Records contained in a dataset

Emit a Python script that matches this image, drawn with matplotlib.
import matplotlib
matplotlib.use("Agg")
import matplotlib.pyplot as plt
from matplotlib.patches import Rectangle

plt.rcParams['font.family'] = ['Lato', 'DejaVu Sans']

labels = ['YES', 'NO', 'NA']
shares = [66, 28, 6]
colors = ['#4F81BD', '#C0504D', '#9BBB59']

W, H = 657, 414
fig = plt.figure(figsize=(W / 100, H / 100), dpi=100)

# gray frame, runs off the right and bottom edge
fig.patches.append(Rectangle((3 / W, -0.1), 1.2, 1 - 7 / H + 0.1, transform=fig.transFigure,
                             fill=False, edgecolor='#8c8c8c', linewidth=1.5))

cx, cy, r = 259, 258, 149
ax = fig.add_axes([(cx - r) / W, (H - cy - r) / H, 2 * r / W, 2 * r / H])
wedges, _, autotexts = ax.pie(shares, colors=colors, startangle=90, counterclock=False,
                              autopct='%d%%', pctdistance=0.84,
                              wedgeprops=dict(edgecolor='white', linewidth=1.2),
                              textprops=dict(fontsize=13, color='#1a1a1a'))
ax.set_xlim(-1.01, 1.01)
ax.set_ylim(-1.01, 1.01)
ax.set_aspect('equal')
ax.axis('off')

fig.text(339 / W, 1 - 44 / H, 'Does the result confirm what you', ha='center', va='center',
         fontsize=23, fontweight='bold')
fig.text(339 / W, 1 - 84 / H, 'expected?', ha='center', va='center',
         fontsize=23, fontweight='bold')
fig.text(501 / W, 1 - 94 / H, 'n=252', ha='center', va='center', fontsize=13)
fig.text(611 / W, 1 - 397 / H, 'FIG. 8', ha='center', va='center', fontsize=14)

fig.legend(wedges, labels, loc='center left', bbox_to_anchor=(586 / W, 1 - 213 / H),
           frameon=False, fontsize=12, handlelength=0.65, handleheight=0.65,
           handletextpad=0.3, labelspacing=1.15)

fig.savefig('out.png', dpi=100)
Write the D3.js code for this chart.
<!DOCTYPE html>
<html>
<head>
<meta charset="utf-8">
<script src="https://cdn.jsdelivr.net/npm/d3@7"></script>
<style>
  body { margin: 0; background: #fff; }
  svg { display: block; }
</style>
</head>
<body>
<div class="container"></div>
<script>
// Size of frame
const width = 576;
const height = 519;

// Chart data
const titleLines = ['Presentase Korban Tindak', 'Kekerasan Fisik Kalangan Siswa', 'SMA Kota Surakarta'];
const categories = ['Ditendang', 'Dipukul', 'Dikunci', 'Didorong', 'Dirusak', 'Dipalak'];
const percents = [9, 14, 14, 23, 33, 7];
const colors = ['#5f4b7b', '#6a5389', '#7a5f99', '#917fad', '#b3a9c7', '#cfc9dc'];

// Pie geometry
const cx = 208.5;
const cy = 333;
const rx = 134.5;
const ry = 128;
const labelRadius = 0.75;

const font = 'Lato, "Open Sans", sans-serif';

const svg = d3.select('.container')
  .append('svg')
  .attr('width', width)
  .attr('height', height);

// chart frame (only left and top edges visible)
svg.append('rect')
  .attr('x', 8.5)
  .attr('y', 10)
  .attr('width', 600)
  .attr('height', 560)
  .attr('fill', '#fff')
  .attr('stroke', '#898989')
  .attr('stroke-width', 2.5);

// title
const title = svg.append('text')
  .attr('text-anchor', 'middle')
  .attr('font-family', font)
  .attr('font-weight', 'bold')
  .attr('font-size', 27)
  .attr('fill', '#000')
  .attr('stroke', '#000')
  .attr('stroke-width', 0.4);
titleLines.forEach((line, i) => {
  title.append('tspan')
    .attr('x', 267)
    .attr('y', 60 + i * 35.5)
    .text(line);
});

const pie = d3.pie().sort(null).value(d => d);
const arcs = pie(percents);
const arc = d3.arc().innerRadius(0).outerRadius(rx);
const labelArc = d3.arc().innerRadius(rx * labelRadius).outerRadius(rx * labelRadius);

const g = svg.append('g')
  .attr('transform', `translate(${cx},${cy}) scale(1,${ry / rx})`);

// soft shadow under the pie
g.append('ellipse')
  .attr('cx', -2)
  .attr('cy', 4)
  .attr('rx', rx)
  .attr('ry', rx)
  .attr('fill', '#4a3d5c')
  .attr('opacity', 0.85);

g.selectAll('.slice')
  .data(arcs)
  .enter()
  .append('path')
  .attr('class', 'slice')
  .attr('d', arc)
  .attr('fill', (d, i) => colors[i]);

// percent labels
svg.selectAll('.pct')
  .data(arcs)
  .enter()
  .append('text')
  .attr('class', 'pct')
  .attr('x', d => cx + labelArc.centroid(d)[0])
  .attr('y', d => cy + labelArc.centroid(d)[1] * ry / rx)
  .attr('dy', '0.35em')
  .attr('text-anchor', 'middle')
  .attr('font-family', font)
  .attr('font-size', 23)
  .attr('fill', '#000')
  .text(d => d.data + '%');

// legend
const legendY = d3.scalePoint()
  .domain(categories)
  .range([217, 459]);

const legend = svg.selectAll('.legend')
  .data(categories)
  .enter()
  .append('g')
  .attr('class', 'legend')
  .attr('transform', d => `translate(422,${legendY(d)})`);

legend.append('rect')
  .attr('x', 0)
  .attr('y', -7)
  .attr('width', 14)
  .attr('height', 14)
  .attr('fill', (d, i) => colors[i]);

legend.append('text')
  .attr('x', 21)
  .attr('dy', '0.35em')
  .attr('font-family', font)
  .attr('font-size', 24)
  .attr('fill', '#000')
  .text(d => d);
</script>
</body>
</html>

* * *

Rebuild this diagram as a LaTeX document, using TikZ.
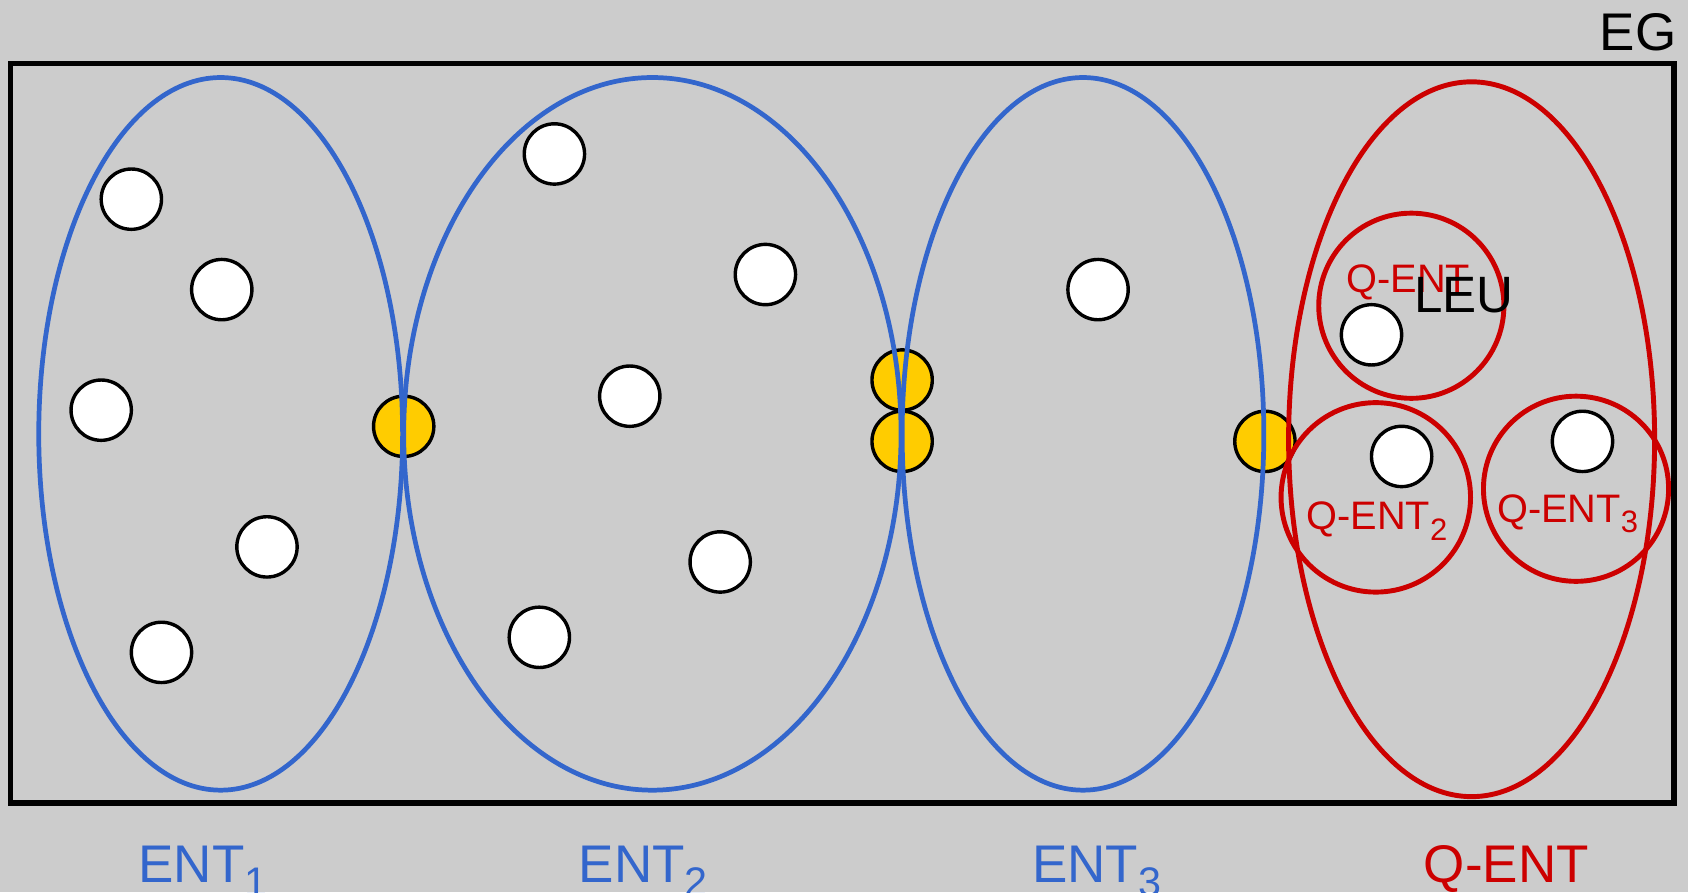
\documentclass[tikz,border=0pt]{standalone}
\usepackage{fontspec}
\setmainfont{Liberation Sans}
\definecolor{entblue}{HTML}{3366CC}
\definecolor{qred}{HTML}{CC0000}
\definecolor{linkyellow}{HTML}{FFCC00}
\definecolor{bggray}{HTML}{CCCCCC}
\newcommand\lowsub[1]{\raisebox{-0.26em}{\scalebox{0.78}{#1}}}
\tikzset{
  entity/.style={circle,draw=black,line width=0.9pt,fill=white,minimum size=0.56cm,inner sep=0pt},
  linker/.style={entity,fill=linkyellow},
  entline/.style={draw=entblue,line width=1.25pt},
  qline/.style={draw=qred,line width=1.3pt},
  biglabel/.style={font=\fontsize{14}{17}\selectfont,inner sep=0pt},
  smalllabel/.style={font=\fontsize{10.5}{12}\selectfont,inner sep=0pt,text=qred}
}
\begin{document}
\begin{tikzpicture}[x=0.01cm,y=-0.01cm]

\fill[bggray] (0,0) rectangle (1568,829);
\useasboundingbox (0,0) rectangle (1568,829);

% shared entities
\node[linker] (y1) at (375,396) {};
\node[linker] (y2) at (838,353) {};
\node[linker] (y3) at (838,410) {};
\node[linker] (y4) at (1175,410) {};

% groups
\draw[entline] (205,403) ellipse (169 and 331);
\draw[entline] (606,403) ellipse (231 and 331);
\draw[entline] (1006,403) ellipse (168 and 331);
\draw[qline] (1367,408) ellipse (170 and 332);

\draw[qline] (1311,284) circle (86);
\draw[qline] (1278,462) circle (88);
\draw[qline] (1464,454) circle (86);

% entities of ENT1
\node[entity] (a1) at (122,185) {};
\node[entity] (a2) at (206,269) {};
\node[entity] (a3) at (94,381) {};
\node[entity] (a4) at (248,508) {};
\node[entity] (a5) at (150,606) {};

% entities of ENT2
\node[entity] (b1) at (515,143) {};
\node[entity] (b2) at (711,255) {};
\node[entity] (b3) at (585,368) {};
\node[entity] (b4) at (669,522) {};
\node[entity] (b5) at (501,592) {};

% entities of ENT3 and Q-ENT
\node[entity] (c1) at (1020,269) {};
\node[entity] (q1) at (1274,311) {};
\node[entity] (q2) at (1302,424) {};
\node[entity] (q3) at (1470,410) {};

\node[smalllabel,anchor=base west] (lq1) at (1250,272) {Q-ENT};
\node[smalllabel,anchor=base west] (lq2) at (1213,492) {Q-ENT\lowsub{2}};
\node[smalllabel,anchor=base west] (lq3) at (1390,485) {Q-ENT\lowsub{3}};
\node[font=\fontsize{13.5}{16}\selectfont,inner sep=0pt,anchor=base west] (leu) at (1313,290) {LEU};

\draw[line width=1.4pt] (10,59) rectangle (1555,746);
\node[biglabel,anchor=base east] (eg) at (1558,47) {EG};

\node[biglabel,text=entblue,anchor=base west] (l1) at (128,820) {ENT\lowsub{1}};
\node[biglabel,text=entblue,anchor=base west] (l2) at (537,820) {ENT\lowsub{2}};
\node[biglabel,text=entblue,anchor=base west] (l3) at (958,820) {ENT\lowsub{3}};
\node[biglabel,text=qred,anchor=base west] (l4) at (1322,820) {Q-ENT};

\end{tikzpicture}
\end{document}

...

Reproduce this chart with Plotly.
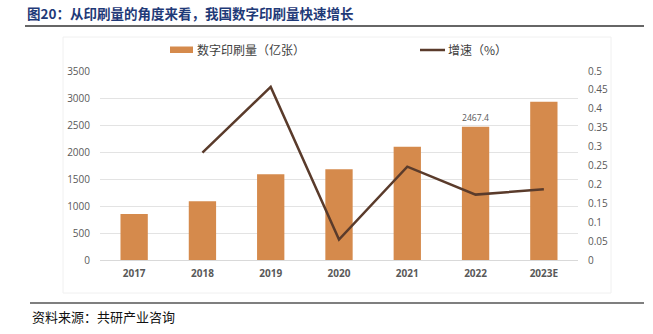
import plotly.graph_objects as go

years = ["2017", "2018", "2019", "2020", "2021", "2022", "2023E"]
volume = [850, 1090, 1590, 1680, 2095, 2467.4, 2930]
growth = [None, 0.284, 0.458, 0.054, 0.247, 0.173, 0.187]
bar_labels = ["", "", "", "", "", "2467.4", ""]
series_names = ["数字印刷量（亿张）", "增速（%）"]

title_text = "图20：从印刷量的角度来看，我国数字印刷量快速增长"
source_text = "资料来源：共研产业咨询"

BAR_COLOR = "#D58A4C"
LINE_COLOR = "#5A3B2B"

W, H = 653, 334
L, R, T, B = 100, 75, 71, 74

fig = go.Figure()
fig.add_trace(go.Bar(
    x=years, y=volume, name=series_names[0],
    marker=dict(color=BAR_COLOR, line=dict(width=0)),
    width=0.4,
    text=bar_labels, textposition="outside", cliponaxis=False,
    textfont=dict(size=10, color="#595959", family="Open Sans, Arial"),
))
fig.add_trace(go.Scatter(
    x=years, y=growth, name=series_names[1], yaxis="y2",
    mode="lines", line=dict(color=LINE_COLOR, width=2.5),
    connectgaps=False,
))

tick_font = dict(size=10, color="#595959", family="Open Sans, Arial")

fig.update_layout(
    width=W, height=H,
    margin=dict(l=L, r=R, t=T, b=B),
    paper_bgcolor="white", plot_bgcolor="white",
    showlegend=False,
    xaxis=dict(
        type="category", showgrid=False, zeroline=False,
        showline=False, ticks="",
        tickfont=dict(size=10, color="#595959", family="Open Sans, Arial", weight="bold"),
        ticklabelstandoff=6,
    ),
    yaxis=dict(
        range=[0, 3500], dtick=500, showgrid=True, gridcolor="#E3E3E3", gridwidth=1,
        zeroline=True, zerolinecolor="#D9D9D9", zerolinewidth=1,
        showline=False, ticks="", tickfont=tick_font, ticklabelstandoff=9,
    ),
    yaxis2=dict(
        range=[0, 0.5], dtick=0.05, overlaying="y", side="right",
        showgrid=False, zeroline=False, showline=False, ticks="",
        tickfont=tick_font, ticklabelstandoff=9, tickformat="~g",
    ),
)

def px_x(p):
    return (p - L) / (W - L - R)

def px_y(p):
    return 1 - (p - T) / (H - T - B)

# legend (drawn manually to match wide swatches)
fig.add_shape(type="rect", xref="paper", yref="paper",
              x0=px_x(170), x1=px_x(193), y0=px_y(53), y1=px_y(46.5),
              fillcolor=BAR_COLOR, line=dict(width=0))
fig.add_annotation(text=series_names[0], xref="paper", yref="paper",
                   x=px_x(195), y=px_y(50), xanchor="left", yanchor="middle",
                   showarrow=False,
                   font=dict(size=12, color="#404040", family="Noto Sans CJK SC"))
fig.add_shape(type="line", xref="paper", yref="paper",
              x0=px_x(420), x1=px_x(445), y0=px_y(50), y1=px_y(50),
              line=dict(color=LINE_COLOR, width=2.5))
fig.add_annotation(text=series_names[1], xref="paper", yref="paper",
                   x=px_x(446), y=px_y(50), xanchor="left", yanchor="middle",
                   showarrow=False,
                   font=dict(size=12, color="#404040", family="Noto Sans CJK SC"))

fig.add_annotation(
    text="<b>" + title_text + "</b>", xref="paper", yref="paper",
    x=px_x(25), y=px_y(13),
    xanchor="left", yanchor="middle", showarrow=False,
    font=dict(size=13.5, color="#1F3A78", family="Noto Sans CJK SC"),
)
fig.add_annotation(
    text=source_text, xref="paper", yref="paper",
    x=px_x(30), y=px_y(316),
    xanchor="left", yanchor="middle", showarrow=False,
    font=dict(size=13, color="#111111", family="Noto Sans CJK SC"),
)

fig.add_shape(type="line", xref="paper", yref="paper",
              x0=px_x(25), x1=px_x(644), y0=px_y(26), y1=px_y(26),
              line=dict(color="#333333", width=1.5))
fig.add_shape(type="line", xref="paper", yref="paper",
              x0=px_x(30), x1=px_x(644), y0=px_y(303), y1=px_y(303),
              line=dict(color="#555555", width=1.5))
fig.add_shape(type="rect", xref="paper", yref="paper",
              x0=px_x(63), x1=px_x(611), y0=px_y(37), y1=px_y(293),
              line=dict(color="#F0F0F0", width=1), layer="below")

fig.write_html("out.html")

_WHAT IS ASKED:_ Repeat exactly, and only, the lines from the one containing "Reproduce this chart with Plotly." through the one containing "L, R, T, B = 100, 75, 71, 74", both included, without the pictures.

_RESULT FOR THIS TASK:_
Reproduce this chart with Plotly.
import plotly.graph_objects as go

years = ["2017", "2018", "2019", "2020", "2021", "2022", "2023E"]
volume = [850, 1090, 1590, 1680, 2095, 2467.4, 2930]
growth = [None, 0.284, 0.458, 0.054, 0.247, 0.173, 0.187]
bar_labels = ["", "", "", "", "", "2467.4", ""]
series_names = ["数字印刷量（亿张）", "增速（%）"]

title_text = "图20：从印刷量的角度来看，我国数字印刷量快速增长"
source_text = "资料来源：共研产业咨询"

BAR_COLOR = "#D58A4C"
LINE_COLOR = "#5A3B2B"

W, H = 653, 334
L, R, T, B = 100, 75, 71, 74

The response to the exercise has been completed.